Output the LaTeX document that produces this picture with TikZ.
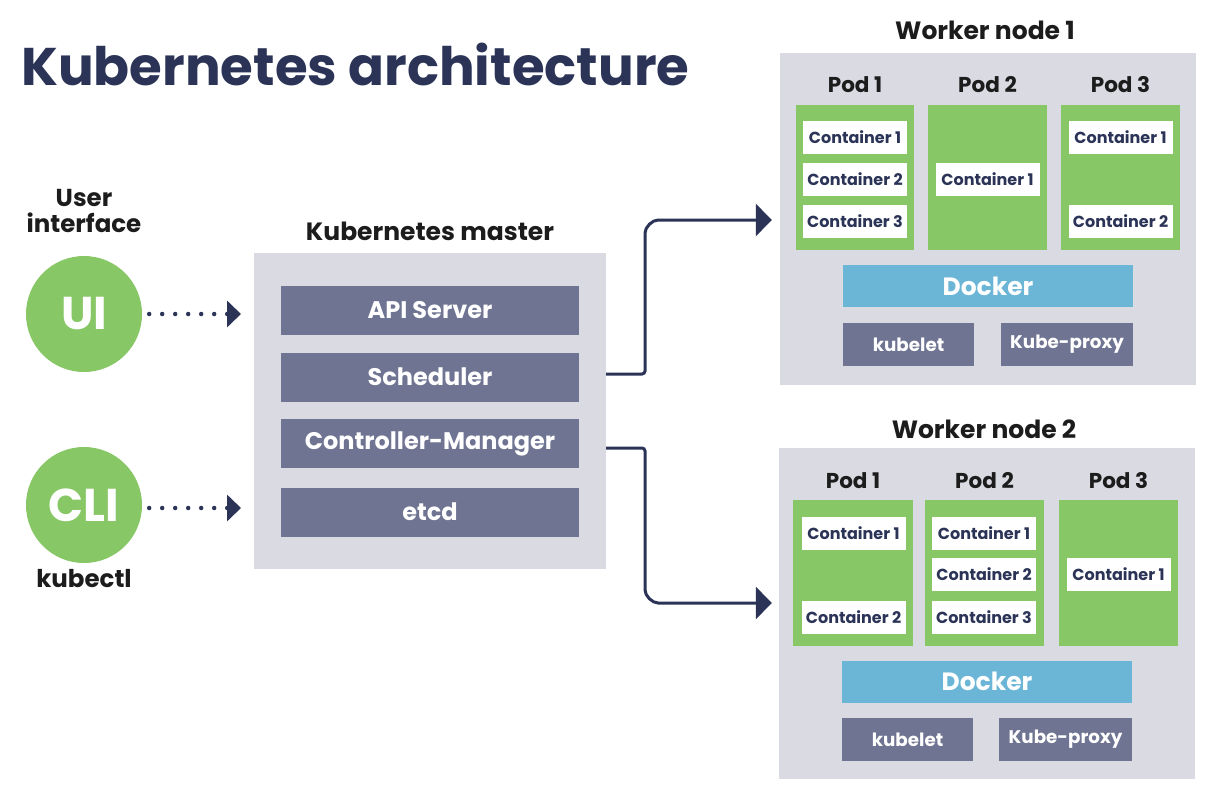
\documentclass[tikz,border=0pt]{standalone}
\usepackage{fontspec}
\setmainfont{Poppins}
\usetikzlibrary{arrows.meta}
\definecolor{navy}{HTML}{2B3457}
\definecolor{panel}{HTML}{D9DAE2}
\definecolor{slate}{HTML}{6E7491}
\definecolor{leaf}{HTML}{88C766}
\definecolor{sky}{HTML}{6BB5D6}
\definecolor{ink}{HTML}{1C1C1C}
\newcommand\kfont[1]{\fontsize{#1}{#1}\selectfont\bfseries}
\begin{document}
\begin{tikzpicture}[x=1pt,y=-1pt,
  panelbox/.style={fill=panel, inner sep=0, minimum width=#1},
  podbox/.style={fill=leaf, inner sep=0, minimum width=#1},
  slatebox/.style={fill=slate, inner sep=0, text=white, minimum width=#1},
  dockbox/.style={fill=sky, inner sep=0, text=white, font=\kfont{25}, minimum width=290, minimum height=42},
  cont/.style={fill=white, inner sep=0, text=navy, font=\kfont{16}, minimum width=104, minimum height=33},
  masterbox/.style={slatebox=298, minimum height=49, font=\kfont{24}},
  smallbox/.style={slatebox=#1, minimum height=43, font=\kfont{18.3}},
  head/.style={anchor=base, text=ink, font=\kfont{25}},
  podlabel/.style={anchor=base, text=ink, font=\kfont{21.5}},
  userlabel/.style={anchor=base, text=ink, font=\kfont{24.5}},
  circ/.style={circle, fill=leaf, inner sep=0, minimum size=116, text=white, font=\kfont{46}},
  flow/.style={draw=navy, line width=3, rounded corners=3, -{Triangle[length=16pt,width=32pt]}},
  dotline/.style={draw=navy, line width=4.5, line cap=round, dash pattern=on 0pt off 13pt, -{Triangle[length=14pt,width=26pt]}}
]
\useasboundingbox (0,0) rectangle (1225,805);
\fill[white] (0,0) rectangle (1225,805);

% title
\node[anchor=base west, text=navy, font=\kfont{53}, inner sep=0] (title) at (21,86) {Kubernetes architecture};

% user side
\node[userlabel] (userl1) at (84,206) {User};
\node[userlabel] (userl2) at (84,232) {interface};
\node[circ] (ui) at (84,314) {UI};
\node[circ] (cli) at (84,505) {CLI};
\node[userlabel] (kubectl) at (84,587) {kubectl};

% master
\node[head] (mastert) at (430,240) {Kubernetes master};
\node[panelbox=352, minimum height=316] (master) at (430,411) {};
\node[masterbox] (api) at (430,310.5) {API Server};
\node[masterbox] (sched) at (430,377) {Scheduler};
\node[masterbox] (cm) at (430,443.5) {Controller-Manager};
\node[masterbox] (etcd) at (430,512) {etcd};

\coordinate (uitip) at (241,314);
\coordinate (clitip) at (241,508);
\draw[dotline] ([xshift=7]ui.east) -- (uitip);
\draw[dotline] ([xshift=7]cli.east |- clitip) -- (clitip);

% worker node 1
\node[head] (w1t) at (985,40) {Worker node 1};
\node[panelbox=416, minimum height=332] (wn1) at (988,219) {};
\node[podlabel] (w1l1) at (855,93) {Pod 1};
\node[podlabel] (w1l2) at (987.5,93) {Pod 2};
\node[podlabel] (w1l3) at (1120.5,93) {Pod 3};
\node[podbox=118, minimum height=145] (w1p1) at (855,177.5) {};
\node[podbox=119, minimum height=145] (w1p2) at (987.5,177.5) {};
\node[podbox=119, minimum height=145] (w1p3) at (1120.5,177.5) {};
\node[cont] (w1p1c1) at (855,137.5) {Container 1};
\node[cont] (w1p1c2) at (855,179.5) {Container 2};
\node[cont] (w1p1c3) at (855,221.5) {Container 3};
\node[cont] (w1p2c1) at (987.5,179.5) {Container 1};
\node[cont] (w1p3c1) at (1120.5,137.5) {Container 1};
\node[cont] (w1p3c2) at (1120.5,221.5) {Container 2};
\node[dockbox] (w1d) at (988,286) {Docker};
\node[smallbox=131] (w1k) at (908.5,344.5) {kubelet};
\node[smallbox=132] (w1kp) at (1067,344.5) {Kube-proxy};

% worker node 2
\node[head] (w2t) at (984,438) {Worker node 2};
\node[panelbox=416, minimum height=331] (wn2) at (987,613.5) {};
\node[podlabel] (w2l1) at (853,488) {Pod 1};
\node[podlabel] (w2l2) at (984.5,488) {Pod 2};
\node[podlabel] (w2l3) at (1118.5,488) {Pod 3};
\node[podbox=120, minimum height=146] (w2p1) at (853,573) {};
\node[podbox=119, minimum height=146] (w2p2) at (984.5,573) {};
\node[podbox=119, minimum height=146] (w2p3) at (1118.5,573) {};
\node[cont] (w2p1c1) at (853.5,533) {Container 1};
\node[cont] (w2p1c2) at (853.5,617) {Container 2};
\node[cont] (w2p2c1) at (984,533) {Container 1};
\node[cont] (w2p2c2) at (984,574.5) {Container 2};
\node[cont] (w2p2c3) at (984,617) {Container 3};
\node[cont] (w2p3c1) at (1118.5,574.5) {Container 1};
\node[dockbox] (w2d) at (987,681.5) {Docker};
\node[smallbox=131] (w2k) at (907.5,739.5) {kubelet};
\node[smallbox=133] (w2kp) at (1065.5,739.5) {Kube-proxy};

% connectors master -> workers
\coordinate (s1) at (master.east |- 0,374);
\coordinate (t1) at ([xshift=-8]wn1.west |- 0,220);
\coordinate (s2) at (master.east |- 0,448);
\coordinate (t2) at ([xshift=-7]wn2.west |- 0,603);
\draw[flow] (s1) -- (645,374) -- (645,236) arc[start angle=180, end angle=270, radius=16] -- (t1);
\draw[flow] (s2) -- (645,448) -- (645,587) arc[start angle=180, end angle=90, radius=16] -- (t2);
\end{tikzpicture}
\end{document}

..............................

- _Given request_
Take the listing above and print it exactly, apart from the pictures.

- _Reply to the task_
Output the LaTeX document that produces this picture with TikZ.
\documentclass[tikz,border=0pt]{standalone}
\usepackage{fontspec}
\setmainfont{Poppins}
\usetikzlibrary{arrows.meta}
\definecolor{navy}{HTML}{2B3457}
\definecolor{panel}{HTML}{D9DAE2}
\definecolor{slate}{HTML}{6E7491}
\definecolor{leaf}{HTML}{88C766}
\definecolor{sky}{HTML}{6BB5D6}
\definecolor{ink}{HTML}{1C1C1C}
\newcommand\kfont[1]{\fontsize{#1}{#1}\selectfont\bfseries}
\begin{document}
\begin{tikzpicture}[x=1pt,y=-1pt,
  panelbox/.style={fill=panel, inner sep=0, minimum width=#1},
  podbox/.style={fill=leaf, inner sep=0, minimum width=#1},
  slatebox/.style={fill=slate, inner sep=0, text=white, minimum width=#1},
  dockbox/.style={fill=sky, inner sep=0, text=white, font=\kfont{25}, minimum width=290, minimum height=42},
  cont/.style={fill=white, inner sep=0, text=navy, font=\kfont{16}, minimum width=104, minimum height=33},
  masterbox/.style={slatebox=298, minimum height=49, font=\kfont{24}},
  smallbox/.style={slatebox=#1, minimum height=43, font=\kfont{18.3}},
  head/.style={anchor=base, text=ink, font=\kfont{25}},
  podlabel/.style={anchor=base, text=ink, font=\kfont{21.5}},
  userlabel/.style={anchor=base, text=ink, font=\kfont{24.5}},
  circ/.style={circle, fill=leaf, inner sep=0, minimum size=116, text=white, font=\kfont{46}},
  flow/.style={draw=navy, line width=3, rounded corners=3, -{Triangle[length=16pt,width=32pt]}},
  dotline/.style={draw=navy, line width=4.5, line cap=round, dash pattern=on 0pt off 13pt, -{Triangle[length=14pt,width=26pt]}}
]
\useasboundingbox (0,0) rectangle (1225,805);
\fill[white] (0,0) rectangle (1225,805);

% title
\node[anchor=base west, text=navy, font=\kfont{53}, inner sep=0] (title) at (21,86) {Kubernetes architecture};

% user side
\node[userlabel] (userl1) at (84,206) {User};
\node[userlabel] (userl2) at (84,232) {interface};
\node[circ] (ui) at (84,314) {UI};
\node[circ] (cli) at (84,505) {CLI};
\node[userlabel] (kubectl) at (84,587) {kubectl};

% master
\node[head] (mastert) at (430,240) {Kubernetes master};
\node[panelbox=352, minimum height=316] (master) at (430,411) {};
\node[masterbox] (api) at (430,310.5) {API Server};
\node[masterbox] (sched) at (430,377) {Scheduler};
\node[masterbox] (cm) at (430,443.5) {Controller-Manager};
\node[masterbox] (etcd) at (430,512) {etcd};

\coordinate (uitip) at (241,314);
\coordinate (clitip) at (241,508);
\draw[dotline] ([xshift=7]ui.east) -- (uitip);
\draw[dotline] ([xshift=7]cli.east |- clitip) -- (clitip);

% worker node 1
\node[head] (w1t) at (985,40) {Worker node 1};
\node[panelbox=416, minimum height=332] (wn1) at (988,219) {};
\node[podlabel] (w1l1) at (855,93) {Pod 1};
\node[podlabel] (w1l2) at (987.5,93) {Pod 2};
\node[podlabel] (w1l3) at (1120.5,93) {Pod 3};
\node[podbox=118, minimum height=145] (w1p1) at (855,177.5) {};
\node[podbox=119, minimum height=145] (w1p2) at (987.5,177.5) {};
\node[podbox=119, minimum height=145] (w1p3) at (1120.5,177.5) {};
\node[cont] (w1p1c1) at (855,137.5) {Container 1};
\node[cont] (w1p1c2) at (855,179.5) {Container 2};
\node[cont] (w1p1c3) at (855,221.5) {Container 3};
\node[cont] (w1p2c1) at (987.5,179.5) {Container 1};
\node[cont] (w1p3c1) at (1120.5,137.5) {Container 1};
\node[cont] (w1p3c2) at (1120.5,221.5) {Container 2};
\node[dockbox] (w1d) at (988,286) {Docker};
\node[smallbox=131] (w1k) at (908.5,344.5) {kubelet};
\node[smallbox=132] (w1kp) at (1067,344.5) {Kube-proxy};

% worker node 2
\node[head] (w2t) at (984,438) {Worker node 2};
\node[panelbox=416, minimum height=331] (wn2) at (987,613.5) {};
\node[podlabel] (w2l1) at (853,488) {Pod 1};
\node[podlabel] (w2l2) at (984.5,488) {Pod 2};
\node[podlabel] (w2l3) at (1118.5,488) {Pod 3};
\node[podbox=120, minimum height=146] (w2p1) at (853,573) {};
\node[podbox=119, minimum height=146] (w2p2) at (984.5,573) {};
\node[podbox=119, minimum height=146] (w2p3) at (1118.5,573) {};
\node[cont] (w2p1c1) at (853.5,533) {Container 1};
\node[cont] (w2p1c2) at (853.5,617) {Container 2};
\node[cont] (w2p2c1) at (984,533) {Container 1};
\node[cont] (w2p2c2) at (984,574.5) {Container 2};
\node[cont] (w2p2c3) at (984,617) {Container 3};
\node[cont] (w2p3c1) at (1118.5,574.5) {Container 1};
\node[dockbox] (w2d) at (987,681.5) {Docker};
\node[smallbox=131] (w2k) at (907.5,739.5) {kubelet};
\node[smallbox=133] (w2kp) at (1065.5,739.5) {Kube-proxy};

% connectors master -> workers
\coordinate (s1) at (master.east |- 0,374);
\coordinate (t1) at ([xshift=-8]wn1.west |- 0,220);
\coordinate (s2) at (master.east |- 0,448);
\coordinate (t2) at ([xshift=-7]wn2.west |- 0,603);
\draw[flow] (s1) -- (645,374) -- (645,236) arc[start angle=180, end angle=270, radius=16] -- (t1);
\draw[flow] (s2) -- (645,448) -- (645,587) arc[start angle=180, end angle=90, radius=16] -- (t2);
\end{tikzpicture}
\end{document}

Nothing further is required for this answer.